Como em outros cartões produzidos pela empresa, destaca-se o exótico, expresso pela cultura material, pela aparência dos sujeitos retratados, dois dos quais de cócoras - da esquerda para a direita, alimentando-se com a mão esquerda, enquanto o outro bebe algo. Os pés descalços, as roupas completamente diferente da indumentária ocidental em um cenário possivelmente elaborado para a composição da própria imagem reforçam o exotismo que será consumido como souvenir por algum europeu de passagem pelo Cairo - o que de fato foi, pois o cartão postal em questão pertenceu a um ex-soldado do Exército Imperial da Alemanha, Kurt Haaben, que serviu na Palestina durante a Primeira Guerra Mundial.

Na condição de um souvenir, o cartão postal serve como fonte em processos de reminiscências de experiências passadas.
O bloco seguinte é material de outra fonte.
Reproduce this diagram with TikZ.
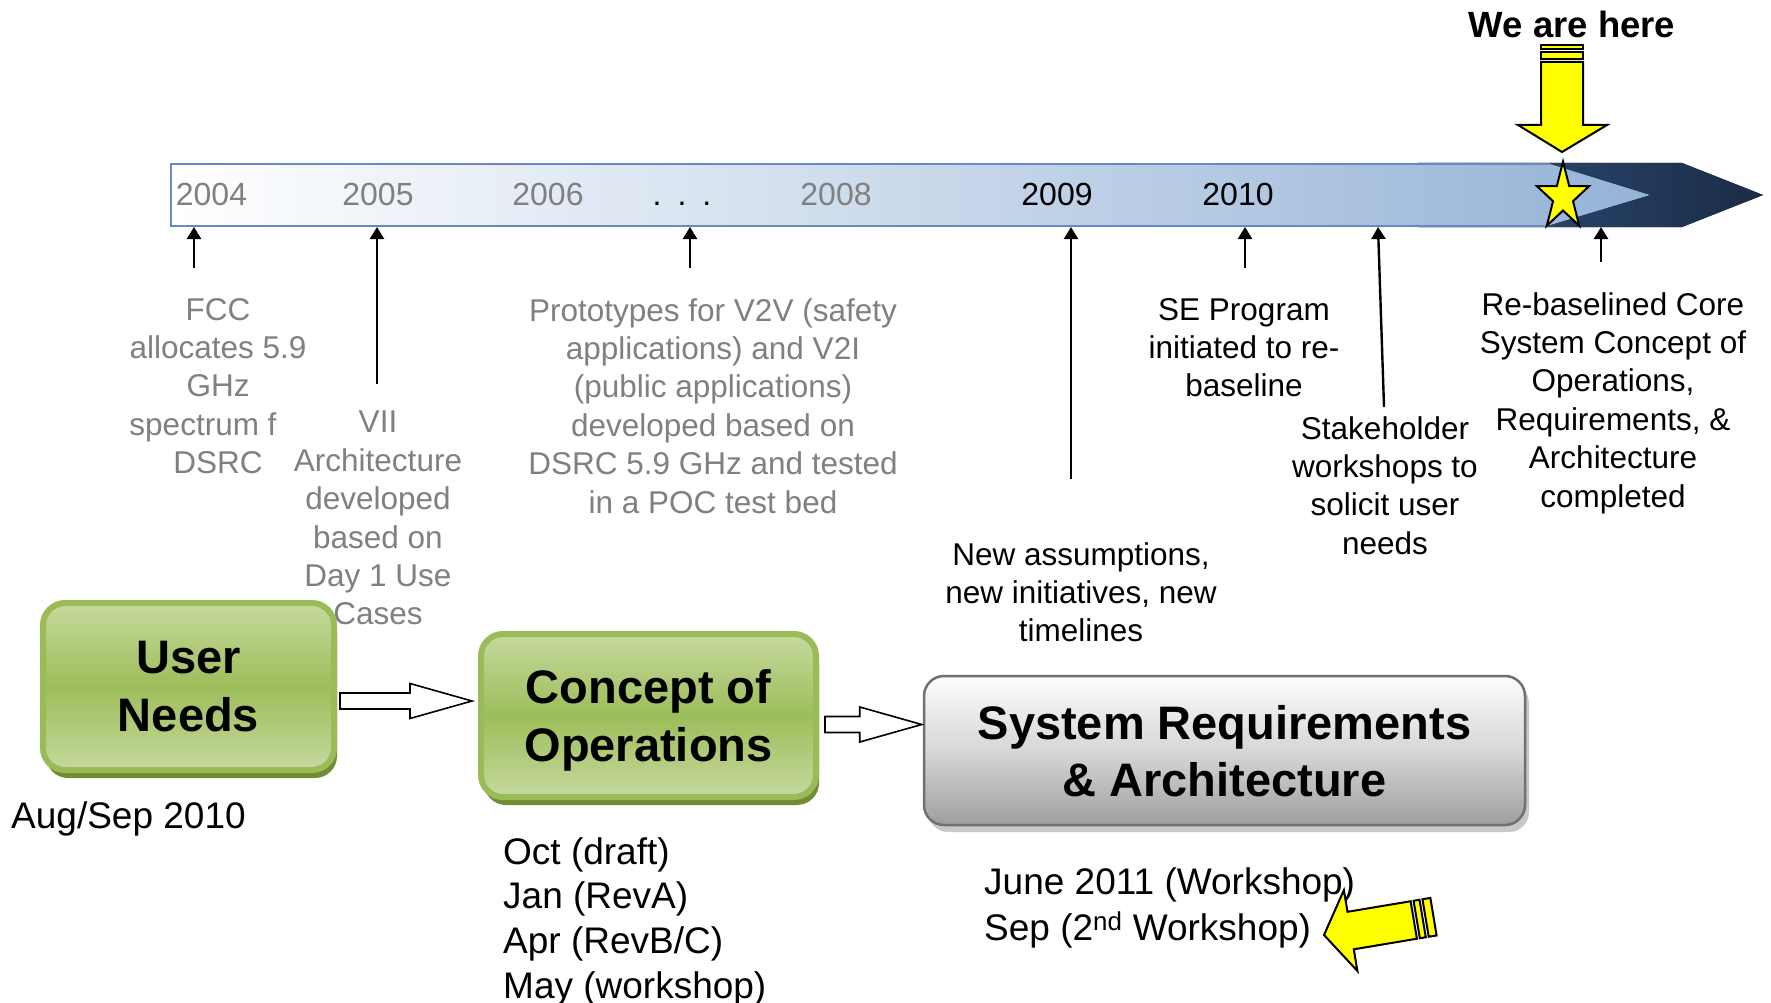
\documentclass[tikz,border=0pt]{standalone}
\usepackage{fontspec}
\setmainfont{Liberation Sans}
\usetikzlibrary{calc,arrows.meta,shadows}

\definecolor{yeargray}{RGB}{128,128,128}
\definecolor{barblue}{RGB}{149,179,215}
\definecolor{baredge}{RGB}{105,138,188}
\definecolor{darkleft}{RGB}{46,80,125}
\definecolor{darkright}{RGB}{27,44,70}
\definecolor{greenedge}{RGB}{155,187,89}
\definecolor{greenlight}{RGB}{198,217,157}
\definecolor{greenmid}{RGB}{157,189,90}
\definecolor{greenshadow}{RGB}{112,140,52}
\definecolor{boxgray}{RGB}{112,112,112}
\definecolor{graytop}{RGB}{252,252,252}
\definecolor{graymid}{RGB}{215,215,215}
\definecolor{graybottom}{RGB}{158,158,158}
\definecolor{grayshadow}{RGB}{200,200,200}
\definecolor{markyellow}{RGB}{255,255,0}

% hollow block arrow from start coordinate #1 to tip coordinate #2
\newcommand\hollowarr[2]{%
  \draw[hollow] ($(#1)+(0,-8)$) -- ($(#2)+(-62,-8)$) -- ($(#2)+(-62,-17.5)$)
    -- (#2) -- ($(#2)+(-62,17.5)$) -- ($(#2)+(-62,8)$) -- ($(#1)+(0,8)$) -- cycle;}

\begin{document}
\begin{tikzpicture}[x=1pt,y=-1pt,
  lbl/.style={inner sep=0pt, align=center, font=\fontsize{31.5}{38.4}\selectfont},
  dimlbl/.style={lbl, text=yeargray},
  yearlbl/.style={inner sep=0pt, anchor=base, font=\fontsize{32}{38}\selectfont},
  uparrow/.style={line width=2.4pt, -{Triangle[width=14pt,length=12pt]}},
  hollow/.style={draw=black, fill=white, line width=1.6pt, line join=miter},
  yellowshape/.style={draw=black, fill=markyellow, line width=2pt, line join=miter},
  datelbl/.style={inner sep=0pt, align=left, font=\fontsize{37}{44.7}\selectfont},
  greenbox/.style={rounded corners=22pt, draw=greenedge, line width=6pt,
    top color=greenlight, bottom color=greenlight, middle color=greenmid,
    inner sep=0pt, align=center, text depth=0pt,
    execute at begin node={\rule{0pt}{42pt}},
    font=\fontsize{47}{58}\selectfont\bfseries,
    drop shadow={shadow xshift=3pt, shadow yshift=-8pt, fill=greenshadow, opacity=1}},
  graybox/.style={rounded corners=20pt, draw=boxgray, line width=2.5pt,
    top color=graytop, bottom color=graybottom, middle color=graymid,
    inner sep=0pt, align=center, text depth=0pt,
    font=\fontsize{47}{57}\selectfont\bfseries,
    drop shadow={shadow xshift=4pt, shadow yshift=-7pt, fill=grayshadow, opacity=1}}
]
\useasboundingbox (0,0) rectangle (1771,1003);
\fill[white] (0,0) rectangle (1771,1003);

% ---- timeline bar ----
\fill[left color=darkleft, right color=darkright]
  (1418,163) -- (1682,163) -- (1763,195) -- (1682,227) -- (1418,227) -- cycle;
\fill[left color=white, right color=barblue]
  (171,164) -- (1550,164) -- (1650,195) -- (1547,226) -- (171,226) -- cycle;
\draw[baredge, line width=1.2pt] (1550,164) -- (171,164) -- (171,226) -- (1547,226);

% year marks
\node[yearlbl, text=yeargray] (y04) at (211.5,205.5) {2004};
\node[yearlbl, text=yeargray] (y05) at (378,205.5) {2005};
\node[yearlbl, text=yeargray] (y06) at (548,205.5) {2006};
\node[yearlbl] (ydots) at (682,205.5) {.\hspace{0.5em}.\hspace{0.5em}.};
\node[yearlbl, text=yeargray] (y08) at (836,205.5) {2008};
\node[yearlbl] (y09) at (1057,205.5) {2009};
\node[yearlbl] (y10) at (1238,205.5) {2010};

% ---- "we are here" marker ----
\node[inner sep=0pt, anchor=base, font=\fontsize{36.5}{44}\selectfont\bfseries] (here) at (1572,38) {We are here};
\draw[yellowshape] (1541,45) rectangle (1583,49);
\draw[yellowshape] (1541,52) rectangle (1583,59);
\draw[yellowshape] (1541,62) -- (1583,62) -- (1583,125) -- (1607,125) -- (1562,152)
  -- (1518,125) -- (1541,125) -- cycle;
\begin{scope}[shift={(1563,197)}, x=27.5pt, y=-35.4pt]
  \draw[yellowshape] (270:1) -- (306:0.382) -- (342:1) -- (18:0.382) -- (54:1)
    -- (90:0.382) -- (126:1) -- (162:0.382) -- (198:1) -- (234:0.382) -- cycle;
\end{scope}

% ---- milestone notes ----
\node[dimlbl, anchor=north] (fcc) at (218,298) {FCC\\allocates 5.9\\GHz\\\mbox{spectrum f\kern30pt}\\DSRC};
\node[dimlbl, anchor=north] (vii) at (378,411) {VII\\Architecture\\developed\\based on\\Day 1 Use\\Cases};
\node[dimlbl, anchor=north] (proto) at (713,298) {Prototypes for V2V (safety\\applications) and V2I\\(public applications)\\developed based on\\DSRC 5.9 GHz and tested\\in a POC test bed};
\node[lbl, anchor=north] (newas) at (1081,542) {New assumptions,\\new initiatives, new\\timelines};
\node[lbl, anchor=north] (sepr) at (1244,298) {SE Program\\initiated to re-\\baseline};
\node[lbl, anchor=north] (stake) at (1385,416) {Stakeholder\\workshops to\\solicit user\\needs};
\node[lbl, anchor=north] (rebase) at (1613,292) {Re-baselined Core\\System Concept of\\Operations,\\Requirements, \&\\Architecture\\completed};

% pointer ends on the bar and below it
\coordinate (b04) at (194,227);  \coordinate (t04) at (194,268);
\coordinate (b05) at (377,227);  \coordinate (t05) at (377,384);
\coordinate (b06) at (690,227);  \coordinate (t06) at (690,268);
\coordinate (b09) at (1071,227); \coordinate (t09) at (1071,479);
\coordinate (b10) at (1245,227); \coordinate (t10) at (1245,268);
\coordinate (bsh) at (1378,227); \coordinate (tsh) at (1384,407);
\coordinate (bre) at (1601,227); \coordinate (tre) at (1601,262);
\foreach \m in {04,05,06,09,10,sh,re}
  \draw[uparrow] (t\m) -- (b\m);

% ---- process boxes ----
\node[greenbox, minimum width=291pt, minimum height=167pt] (un) at (188.5,686.5) {User\\Needs};
\node[greenbox, minimum width=335pt, minimum height=163pt] (co) at (648.5,715.5) {Concept of\\Operations};
\node[graybox, minimum width=601pt, minimum height=149pt] (sr) at (1224.5,750.5) {System Requirements\\\& Architecture};

\coordinate (h1s) at ($(un.east)+(3,14.5)$);
\coordinate (h1t) at ($(co.west)+(-6,-14.5)$);
\coordinate (h2s) at ($(co.east)+(6,9)$);
\coordinate (h2t) at ($(sr.west)+(-1,-26)$);
\hollowarr{h1s}{h1t}
\hollowarr{h2s}{h2t}

% ---- dates ----
\node[anchor=base west, inner sep=0pt, font=\fontsize{37}{45}\selectfont] (aug) at (11,828) {Aug/Sep 2010};
\node[datelbl, anchor=north west] (codates) at (503,837) {Oct (draft)\\Jan (RevA)\\Apr (RevB/C)\\May (workshop)};
\node[datelbl, anchor=north west, font=\fontsize{37}{46}\selectfont] (srdates) at (984,867) {June 2011 (Workshop)\\Sep (2\textsuperscript{nd} Workshop)};

% ---- pointer to the workshop dates ----
\begin{scope}[shift={(1324,935)}, rotate=9.5]
  \draw[yellowshape] (0,0) -- (27,-41) -- (27,-19) -- (91,-19) -- (91,19) -- (27,19) -- (27,41) -- cycle;
  \draw[yellowshape] (94,-19) rectangle (100,19);
  \draw[yellowshape] (103,-19) rectangle (111,19);
\end{scope}
\end{tikzpicture}
\end{document}
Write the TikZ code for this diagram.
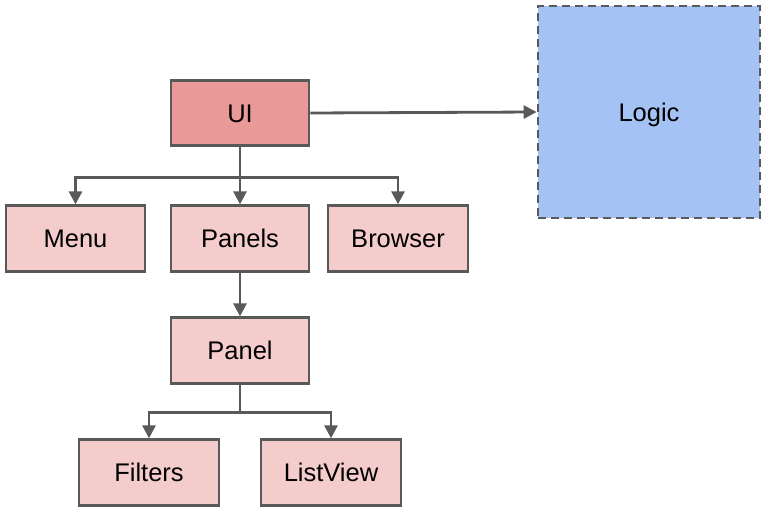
\documentclass[tikz,border=0pt]{standalone}
\usepackage{fontspec}
\setmainfont{Liberation Sans}
\usetikzlibrary{arrows.meta}
\definecolor{uired}{HTML}{EA9999}
\definecolor{uipink}{HTML}{F4CCCC}
\definecolor{logicblue}{HTML}{A4C2F4}
\definecolor{edgegray}{HTML}{595959}
\tikzset{
    box/.style={draw=edgegray, line width=2.8pt, fill=uipink, inner sep=0pt,
        minimum width=138pt, minimum height=65.5pt, text height=23pt, text depth=4.7pt,
        font=\fontsize{25.5}{30}\selectfont},
    conn/.style={draw=edgegray, line width=2.8pt, -{Triangle[length=13pt,width=13pt]}}
}
\begin{document}
\begin{tikzpicture}[x=1pt, y=-1pt]
    \useasboundingbox (0,0) rectangle (765,513);

    % Top level
    \node[box, fill=uired] (ui) at (240,113) {UI};
    \node[box, fill=logicblue, dash pattern=on 8pt off 5pt, minimum width=222pt, minimum height=212pt] (logic) at (649,112) {Logic};

    % UI parts
    \node[box, minimum width=139pt] (menu) at (75.5,238.5) {Menu};
    \node[box] (panels) at (240,238.5) {Panels};
    \node[box, minimum width=140pt] (browser) at (398,238.5) {Browser};

    % Panel parts
    \node[box] (panel) at (240,350.5) {Panel};
    \node[box, minimum width=140pt] (filters) at (149,472.5) {Filters};
    \node[box, minimum width=140pt] (listview) at (331,472.5) {ListView};

    % Connectors
    \draw[conn] (ui.east) -- (logic.west);
    \draw[conn] (ui.south) -- ++(0,30) -| (menu.north);
    \draw[conn] (ui.south) -- (panels.north);
    \draw[conn] (ui.south) -- ++(0,30) -| (browser.north);
    \draw[conn] (panels.south) -- (panel.north);
    \draw[conn] (panel.south) -- ++(0,28) -| (filters.north);
    \draw[conn] (panel.south) -- ++(0,28) -| (listview.north);
\end{tikzpicture}
\end{document}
Lembranças afetivas são acessadas, além de atualizar as representações existentes acerca dos sujeitos e lugares representados pela própria imagem impressa sobre o postal. Um meio potente na atualização e difusão de imaginários a respeito do outro.

Livres de restrições culturais ou religiosas, os europeus foram os responsáveis pelo surgimento da cultura visual impressa, impulsionada a partir do século 19, com o desenvolvimento da reprodução mecânica das imagens que, por sua vez, faz parte de um contexto mais amplo, cujas origens estão situadas na Revolução Industrial.

O Colonialismo europeu ocorreu paralelamente à Revolução Industrial e ao desenvolvimento das técnicas de reprodução mecânica de imagens. Representações visuais, como a do cartão postal que faz parte desta publicação só podem ser compreendidas para além do visível por meio dessa contextualização.

Produzidas por europeus e para europeus, cartões postais, como Cairo - Cenas Nativas, "confirmaram"  olhar ocidental sobre o Oriente exótico, atualizando sua posição ocupada na ordem mundial colonialista.